** TASK REQUIREMENTS **
Extract, word for word, every line from the one containing "What React, TypeScript" through the one containing "const years = [2015, 2016, 2017, 2018, 2019];", with both end lines kept.

** RECORDS PROVIDED **
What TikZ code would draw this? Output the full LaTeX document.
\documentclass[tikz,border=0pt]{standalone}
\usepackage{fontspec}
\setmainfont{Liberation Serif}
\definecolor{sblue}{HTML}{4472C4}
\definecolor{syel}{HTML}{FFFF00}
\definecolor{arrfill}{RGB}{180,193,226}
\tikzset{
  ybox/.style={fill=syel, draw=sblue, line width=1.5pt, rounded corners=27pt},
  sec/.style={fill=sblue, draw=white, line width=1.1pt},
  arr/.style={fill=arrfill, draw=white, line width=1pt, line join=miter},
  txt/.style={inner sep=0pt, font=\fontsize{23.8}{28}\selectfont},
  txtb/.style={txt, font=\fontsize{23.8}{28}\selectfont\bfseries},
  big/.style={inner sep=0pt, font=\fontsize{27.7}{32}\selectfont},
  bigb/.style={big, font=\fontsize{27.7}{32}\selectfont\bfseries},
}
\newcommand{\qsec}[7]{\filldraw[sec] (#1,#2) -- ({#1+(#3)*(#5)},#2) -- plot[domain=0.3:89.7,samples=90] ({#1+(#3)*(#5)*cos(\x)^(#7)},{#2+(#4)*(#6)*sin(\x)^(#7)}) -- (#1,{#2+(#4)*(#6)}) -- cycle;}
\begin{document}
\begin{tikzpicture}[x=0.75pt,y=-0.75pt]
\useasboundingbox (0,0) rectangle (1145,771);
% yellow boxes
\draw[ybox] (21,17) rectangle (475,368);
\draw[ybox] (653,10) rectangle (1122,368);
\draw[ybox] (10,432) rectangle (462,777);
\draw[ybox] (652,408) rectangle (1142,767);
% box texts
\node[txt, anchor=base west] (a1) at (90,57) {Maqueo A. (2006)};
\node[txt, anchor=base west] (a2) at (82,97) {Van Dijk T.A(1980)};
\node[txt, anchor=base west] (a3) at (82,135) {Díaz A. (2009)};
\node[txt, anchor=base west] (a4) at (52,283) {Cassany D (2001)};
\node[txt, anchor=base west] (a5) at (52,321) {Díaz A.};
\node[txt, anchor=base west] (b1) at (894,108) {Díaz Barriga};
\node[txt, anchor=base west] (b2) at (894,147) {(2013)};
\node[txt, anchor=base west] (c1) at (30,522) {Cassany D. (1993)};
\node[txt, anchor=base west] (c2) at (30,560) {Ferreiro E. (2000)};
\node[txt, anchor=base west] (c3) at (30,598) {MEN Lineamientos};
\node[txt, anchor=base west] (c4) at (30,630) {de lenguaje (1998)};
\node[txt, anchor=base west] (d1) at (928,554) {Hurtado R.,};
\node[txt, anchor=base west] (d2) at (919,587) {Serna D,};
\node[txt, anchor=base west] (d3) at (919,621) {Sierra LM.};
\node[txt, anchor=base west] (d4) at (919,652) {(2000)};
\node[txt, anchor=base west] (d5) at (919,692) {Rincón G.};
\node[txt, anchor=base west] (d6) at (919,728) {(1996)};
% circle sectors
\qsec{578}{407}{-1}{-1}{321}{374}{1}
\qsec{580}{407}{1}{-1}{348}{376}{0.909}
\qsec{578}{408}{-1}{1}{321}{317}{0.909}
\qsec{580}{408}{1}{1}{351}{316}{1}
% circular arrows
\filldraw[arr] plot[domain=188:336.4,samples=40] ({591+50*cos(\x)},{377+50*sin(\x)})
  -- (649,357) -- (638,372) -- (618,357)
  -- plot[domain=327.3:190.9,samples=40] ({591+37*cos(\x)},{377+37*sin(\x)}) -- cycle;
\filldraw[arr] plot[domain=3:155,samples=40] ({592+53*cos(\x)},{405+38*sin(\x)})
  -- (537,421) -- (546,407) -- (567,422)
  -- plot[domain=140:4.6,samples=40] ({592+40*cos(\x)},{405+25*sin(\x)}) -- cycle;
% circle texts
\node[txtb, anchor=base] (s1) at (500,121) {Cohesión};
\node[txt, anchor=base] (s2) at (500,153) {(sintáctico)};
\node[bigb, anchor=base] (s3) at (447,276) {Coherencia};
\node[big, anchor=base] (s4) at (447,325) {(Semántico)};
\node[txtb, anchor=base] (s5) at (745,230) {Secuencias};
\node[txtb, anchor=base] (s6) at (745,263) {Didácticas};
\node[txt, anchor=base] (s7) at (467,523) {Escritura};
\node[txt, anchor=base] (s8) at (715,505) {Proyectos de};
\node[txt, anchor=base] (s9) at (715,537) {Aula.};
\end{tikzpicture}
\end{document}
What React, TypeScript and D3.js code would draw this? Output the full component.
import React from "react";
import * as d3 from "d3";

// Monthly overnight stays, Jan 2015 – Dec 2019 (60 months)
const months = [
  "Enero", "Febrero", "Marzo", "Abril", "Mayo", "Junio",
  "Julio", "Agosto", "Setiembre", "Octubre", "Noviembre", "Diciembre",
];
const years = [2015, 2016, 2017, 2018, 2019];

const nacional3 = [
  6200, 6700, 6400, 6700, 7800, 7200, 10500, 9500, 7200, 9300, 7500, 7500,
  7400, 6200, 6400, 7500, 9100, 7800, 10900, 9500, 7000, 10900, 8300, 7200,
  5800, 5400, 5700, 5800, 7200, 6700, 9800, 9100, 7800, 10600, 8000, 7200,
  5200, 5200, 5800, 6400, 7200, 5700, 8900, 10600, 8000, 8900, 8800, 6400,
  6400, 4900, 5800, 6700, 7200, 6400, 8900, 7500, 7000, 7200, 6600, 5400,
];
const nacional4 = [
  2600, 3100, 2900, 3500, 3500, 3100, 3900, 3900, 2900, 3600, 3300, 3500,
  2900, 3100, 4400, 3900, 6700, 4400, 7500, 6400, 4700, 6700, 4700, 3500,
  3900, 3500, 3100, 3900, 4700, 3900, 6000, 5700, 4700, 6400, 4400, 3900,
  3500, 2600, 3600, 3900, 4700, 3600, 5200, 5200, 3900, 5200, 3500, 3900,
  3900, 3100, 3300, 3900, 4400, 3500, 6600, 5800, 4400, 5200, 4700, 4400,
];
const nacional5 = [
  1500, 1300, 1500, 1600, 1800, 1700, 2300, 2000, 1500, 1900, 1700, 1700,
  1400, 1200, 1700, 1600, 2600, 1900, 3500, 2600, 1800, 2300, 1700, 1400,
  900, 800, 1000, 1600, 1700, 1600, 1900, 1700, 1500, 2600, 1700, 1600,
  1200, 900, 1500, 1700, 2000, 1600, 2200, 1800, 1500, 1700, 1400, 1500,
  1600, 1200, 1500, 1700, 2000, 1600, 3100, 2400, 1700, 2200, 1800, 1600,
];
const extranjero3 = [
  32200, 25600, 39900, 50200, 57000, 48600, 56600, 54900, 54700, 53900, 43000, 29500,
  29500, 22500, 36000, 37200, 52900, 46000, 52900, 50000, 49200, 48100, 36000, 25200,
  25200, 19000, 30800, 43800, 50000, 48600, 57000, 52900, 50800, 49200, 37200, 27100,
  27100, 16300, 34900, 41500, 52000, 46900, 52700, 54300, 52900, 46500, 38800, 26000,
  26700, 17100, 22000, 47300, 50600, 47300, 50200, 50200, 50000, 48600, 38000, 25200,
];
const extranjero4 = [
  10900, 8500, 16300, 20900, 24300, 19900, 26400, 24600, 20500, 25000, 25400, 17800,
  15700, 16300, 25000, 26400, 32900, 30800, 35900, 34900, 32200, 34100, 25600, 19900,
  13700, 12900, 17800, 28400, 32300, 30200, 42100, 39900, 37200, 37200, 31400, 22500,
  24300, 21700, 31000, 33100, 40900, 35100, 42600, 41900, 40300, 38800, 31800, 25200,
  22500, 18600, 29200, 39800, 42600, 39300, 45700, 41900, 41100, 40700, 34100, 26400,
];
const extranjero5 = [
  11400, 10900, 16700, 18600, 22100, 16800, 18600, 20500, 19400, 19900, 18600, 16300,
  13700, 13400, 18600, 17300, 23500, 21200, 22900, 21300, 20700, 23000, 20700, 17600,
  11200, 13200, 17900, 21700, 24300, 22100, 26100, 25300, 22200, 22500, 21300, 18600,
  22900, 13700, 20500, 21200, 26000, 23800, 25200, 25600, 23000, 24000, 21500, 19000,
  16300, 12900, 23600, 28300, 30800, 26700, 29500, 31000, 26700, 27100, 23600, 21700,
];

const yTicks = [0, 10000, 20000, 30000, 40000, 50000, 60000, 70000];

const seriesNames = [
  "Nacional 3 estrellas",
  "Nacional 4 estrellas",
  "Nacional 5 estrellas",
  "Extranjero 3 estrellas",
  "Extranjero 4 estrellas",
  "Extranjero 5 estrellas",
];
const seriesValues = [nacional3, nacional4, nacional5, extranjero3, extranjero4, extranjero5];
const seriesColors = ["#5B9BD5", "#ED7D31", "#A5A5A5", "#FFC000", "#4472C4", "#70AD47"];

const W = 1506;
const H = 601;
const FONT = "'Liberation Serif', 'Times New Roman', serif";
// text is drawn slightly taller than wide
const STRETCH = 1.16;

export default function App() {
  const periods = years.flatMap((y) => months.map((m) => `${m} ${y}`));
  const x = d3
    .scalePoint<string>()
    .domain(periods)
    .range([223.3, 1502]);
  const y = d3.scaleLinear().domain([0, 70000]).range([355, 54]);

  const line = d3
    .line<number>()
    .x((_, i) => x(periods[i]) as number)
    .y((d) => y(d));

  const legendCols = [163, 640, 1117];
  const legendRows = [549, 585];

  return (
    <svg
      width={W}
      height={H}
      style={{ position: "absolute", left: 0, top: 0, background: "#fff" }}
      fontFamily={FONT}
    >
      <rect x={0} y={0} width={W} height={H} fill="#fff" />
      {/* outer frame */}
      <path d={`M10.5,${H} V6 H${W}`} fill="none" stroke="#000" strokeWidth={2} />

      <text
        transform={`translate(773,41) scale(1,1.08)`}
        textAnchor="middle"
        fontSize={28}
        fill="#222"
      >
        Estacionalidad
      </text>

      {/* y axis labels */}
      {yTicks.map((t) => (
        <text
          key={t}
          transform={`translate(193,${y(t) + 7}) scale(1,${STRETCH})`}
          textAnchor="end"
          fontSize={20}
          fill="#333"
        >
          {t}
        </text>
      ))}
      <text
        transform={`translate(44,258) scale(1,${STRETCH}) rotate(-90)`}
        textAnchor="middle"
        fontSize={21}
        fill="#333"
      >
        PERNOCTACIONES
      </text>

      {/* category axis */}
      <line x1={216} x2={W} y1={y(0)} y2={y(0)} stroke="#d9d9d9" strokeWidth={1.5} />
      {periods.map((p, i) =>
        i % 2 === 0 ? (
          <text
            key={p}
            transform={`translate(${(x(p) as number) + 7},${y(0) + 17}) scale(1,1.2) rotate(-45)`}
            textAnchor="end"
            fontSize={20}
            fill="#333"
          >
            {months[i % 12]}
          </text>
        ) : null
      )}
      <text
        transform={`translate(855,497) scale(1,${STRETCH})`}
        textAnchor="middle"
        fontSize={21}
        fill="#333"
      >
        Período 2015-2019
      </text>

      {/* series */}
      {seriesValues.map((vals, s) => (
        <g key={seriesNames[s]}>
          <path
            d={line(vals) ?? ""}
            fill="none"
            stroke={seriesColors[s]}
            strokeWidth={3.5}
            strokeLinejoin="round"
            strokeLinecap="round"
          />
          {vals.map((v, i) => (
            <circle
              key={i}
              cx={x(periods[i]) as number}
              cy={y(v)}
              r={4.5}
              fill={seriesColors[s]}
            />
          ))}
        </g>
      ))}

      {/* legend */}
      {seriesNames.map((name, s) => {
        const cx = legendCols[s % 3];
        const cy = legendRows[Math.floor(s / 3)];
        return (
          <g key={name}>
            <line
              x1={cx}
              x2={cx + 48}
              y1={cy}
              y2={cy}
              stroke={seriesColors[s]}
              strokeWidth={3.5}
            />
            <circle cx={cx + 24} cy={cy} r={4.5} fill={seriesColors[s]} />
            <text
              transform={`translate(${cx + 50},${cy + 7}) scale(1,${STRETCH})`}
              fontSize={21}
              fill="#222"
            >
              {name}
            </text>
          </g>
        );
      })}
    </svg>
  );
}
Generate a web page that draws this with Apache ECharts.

** TASK ANSWER **
What React, TypeScript and D3.js code would draw this? Output the full component.
import React from "react";
import * as d3 from "d3";

// Monthly overnight stays, Jan 2015 – Dec 2019 (60 months)
const months = [
  "Enero", "Febrero", "Marzo", "Abril", "Mayo", "Junio",
  "Julio", "Agosto", "Setiembre", "Octubre", "Noviembre", "Diciembre",
];
const years = [2015, 2016, 2017, 2018, 2019];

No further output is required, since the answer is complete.